The position of the Pope was the following: "Before the present reality, with a
structure deeply inserted in so many conflicts... it is necessary to remember a
principle taught by the Church. It is the principle of the priority of ‘work’
before the concept of ‘capital'. This principle specifically refers to the
process of production, in which ‘working’ is always an efficient and a primary
cause, while the concept of ‘capital' (the means of production) is only an
instrument of production". In this context, His Sanctity intended to underline
the fact that men should be the most important feature of the production
process, not the other way around.
In the present, from the perspective of the dominant economic theory -the
Neoclassic synthesis- men are understood in the context of the production
process; that is, as means of production, just one more instrument that serves a
purpose not determined by the worker, but by the capitalist. It is very common
to speak about "human capital". This term is more than a simple expression of
the present economic slang; within itself, this term involves the dehumanization
degree that the Capitalist economic system has reached because it does not admit
that historical aspect that allowed the humanization of a person: work.
With this, it is possible to notice a considerable similarity between this
approach and the Marxist economic theory. But the desire of His Sanctity is not
to exclusively disapprove of Capitalism, but to criticize the materialistic
vision that characterized at the time of the real Socialisms the materialistic
perspective of history. The Pope did not agree with a vision that describes
individuals exclusively as the product of the economic structures. "Under the
perspective of a Dialectic Materialism, men are understood and treated as what
is connected with the material aspects of the process, as sort of the ‘result’

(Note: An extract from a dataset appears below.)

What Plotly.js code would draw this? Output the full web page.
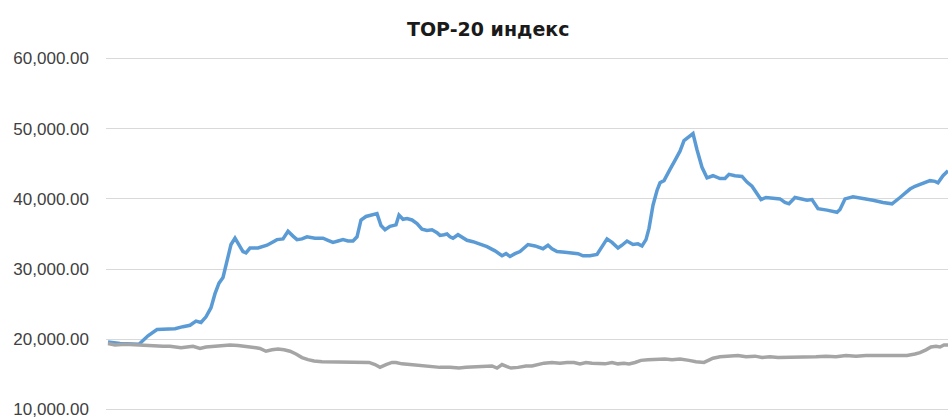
<!DOCTYPE html>
<html>
<head>
<meta charset="utf-8">
<script src="https://cdn.plot.ly/plotly-3.0.1.min.js"></script>
<style>html,body{margin:0;padding:0;background:#fff;}#chart{width:948px;height:418px;}</style>
</head>
<body>
<div id="chart"></div>
<script>
const chartTitle = "TOP-20 индекс";
const yTicks = [10000, 20000, 30000, 40000, 50000, 60000];

const blueDay = [0,12,31,40,49,57,67,75,82,88,
  93,98,103,107,111,115,119,123,127,131,
  135,138,142,150,159,164,169,175,180,185,
  189,194,199,207,215,220,225,230,235,240,
  245,249,253,258,265,269,273,277,282,288,
  291,295,299,304,309,314,319,324,329,332,
  336,339,342,345,350,355,359,365,372,379,
  387,394,398,402,407,412,420,427,435,440,
  444,449,457,465,470,475,482,489,494,499,
  504,510,514,519,525,530,534,538,541,545,
  549,552,556,559,562,567,572,576,580,585,
  589,594,599,605,612,617,621,627,634,639,
  644,649,653,658,665,672,677,681,687,694,
  699,704,707,710,719,724,729,732,737,745,
  755,765,775,784,792,797,802,807,812,817,
  822,827,830,835,840];
const blueVal = [19600,19400,19300,20500,21400,21400,21500,21800,22000,22600,
  22400,23200,24500,26500,28000,28800,31000,33500,34400,33400,
  32500,32300,33000,33000,33400,33800,34200,34300,35400,34700,
  34200,34300,34600,34400,34400,34100,33800,34000,34200,34000,
  34000,34600,37000,37500,37800,37900,36200,35600,36100,36300,
  37700,37100,37200,37000,36500,35700,35500,35600,35200,34800,
  34900,35000,34600,34400,34900,34500,34100,33900,33600,33200,
  32600,31900,32200,31800,32200,32500,33500,33300,32900,33400,
  32900,32500,32400,32300,32200,31900,31900,32100,33200,34300,
  33800,33000,33400,34000,33500,33600,33300,34200,35800,39100,
  41200,42300,42600,43500,44200,45500,46800,48300,48800,49300,
  47000,44500,43000,43300,42900,42900,43500,43300,43200,42400,
  41800,40800,39900,40200,40100,40000,39500,39300,40200,40000,
  39800,39900,39200,38600,38400,38300,38100,38500,40000,40300,
  40100,39800,39500,39300,40200,40800,41400,41800,42100,42300,
  42600,42500,42300,43300,44000];

const grayDay = [0,7,17,27,34,44,55,62,73,79,
  85,92,98,107,114,122,130,140,148,152,
  158,164,170,176,182,188,194,200,206,214,
  222,231,242,252,261,267,272,278,284,288,
  294,302,308,315,324,332,342,351,358,366,
  376,384,389,394,399,403,410,418,424,430,
  436,444,452,459,466,472,478,484,490,497,
  504,510,516,521,527,533,540,548,557,564,
  572,581,588,596,601,605,612,620,630,638,
  647,654,662,670,678,687,697,708,718,728,
  738,748,758,768,778,789,799,807,812,818,
  823,828,832,836,840];
const grayVal = [19400,19200,19300,19200,19200,19100,19000,19000,18800,18900,
  19000,18700,18900,19000,19100,19200,19100,19000,18800,18700,
  18300,18500,18600,18500,18300,17900,17400,17100,16900,16800,
  16800,16800,16800,16700,16700,16400,16000,16400,16700,16700,
  16500,16400,16300,16200,16100,16000,16000,15900,16000,16100,
  16100,16200,15900,16400,16100,15900,16000,16200,16200,16400,
  16600,16700,16600,16700,16700,16500,16700,16600,16600,16500,
  16700,16500,16600,16500,16700,17000,17100,17200,17200,17100,
  17200,17000,16800,16700,17100,17300,17500,17600,17700,17500,
  17600,17400,17500,17400,17400,17500,17400,17500,17600,17500,
  17700,17600,17700,17700,17700,17700,17700,17900,18100,18500,
  18900,19000,18900,19200,19200];

const traces = [
  {x: blueDay, y: blueVal, type: 'scatter', mode: 'lines',
   line: {color: '#5B9BD5', width: 3.5}, hoverinfo: 'skip'},
  {x: grayDay, y: grayVal, type: 'scatter', mode: 'lines',
   line: {color: '#A5A5A5', width: 3.5}, hoverinfo: 'skip'}
];

const layout = {
  width: 948, height: 418,
  margin: {l: 106, r: 0, t: 55, b: 5, pad: 0},
  paper_bgcolor: '#ffffff', plot_bgcolor: '#ffffff',
  showlegend: false,
  title: {text: chartTitle, xref: 'container', yref: 'container',
    x: 0.515, xanchor: 'center', y: 0.93, yanchor: 'middle',
    font: {family: 'DejaVu Sans', size: 19, color: '#1a1a1a', weight: 'bold'}},
  xaxis: {range: [-2, 840], visible: false, showgrid: false, zeroline: false},
  yaxis: {range: [9500, 60500], tickvals: yTicks, tickformat: ',.2f',
    showgrid: true, gridcolor: '#D9D9D9', gridwidth: 1,
    zeroline: false, showline: false, ticks: '',
    ticklabelstandoff: 16, ticklabeloverflow: 'allow', automargin: false,
    tickfont: {family: 'Liberation Sans', size: 17, color: '#404040'}}
};

Plotly.newPlot('chart', traces, layout, {staticPlot: true, displayModeBar: false});
</script>
</body>
</html>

of the predominant economic and productive relations at a certain time".
Before this situation, the desire of the Pope was not to propose an alternative
economic system built through a clear profile, but to try to overcome that
conflict that locks up men, the owners of the means of production and those that
offer their labor strength.
The efforts must be aimed to put to both the concepts of work and men the main
place that they should occupy in the economic process, that is why the Pope
indicated that men themselves have to become the beginning and the end of all
the economic activities. There is a connection between the concepts of work and
capital in the economic process, and work should be more important than capital.
The goal of working should be to dignify men, not to subject men to slavery.
The contrary is happening in El Salvador with the wishes of the Pope. In the
last years it has become evident to see how the employment levels are not
growing. It is frequent to see that in the country there are jobs that do not
respect the labor rights, such as the creation of unions, the right wages for
those who are working overtime, and the services of the social security system.
An example of this situation occurs in the maquilas, where people are exploited
so that they can fulfill a "production goal", established beforehand by the
owners. In addition, the working schedules are regulated in a way that allows
the company to keep a level of continuous productivity; in the end, these
actions have a negative influence in the health of the workers.
The death of the Pope is definitively the kind of news that create commotion and
pain for the elites that hold the highest levels of power in the country. They
have expressed their condolences in newspapers, posters, and the different
resources available because of the death of the Pope. But it would be far better
for them to sincerely understand and try to fulfill the desires that the Pope
always embraced for El Salvador and the world.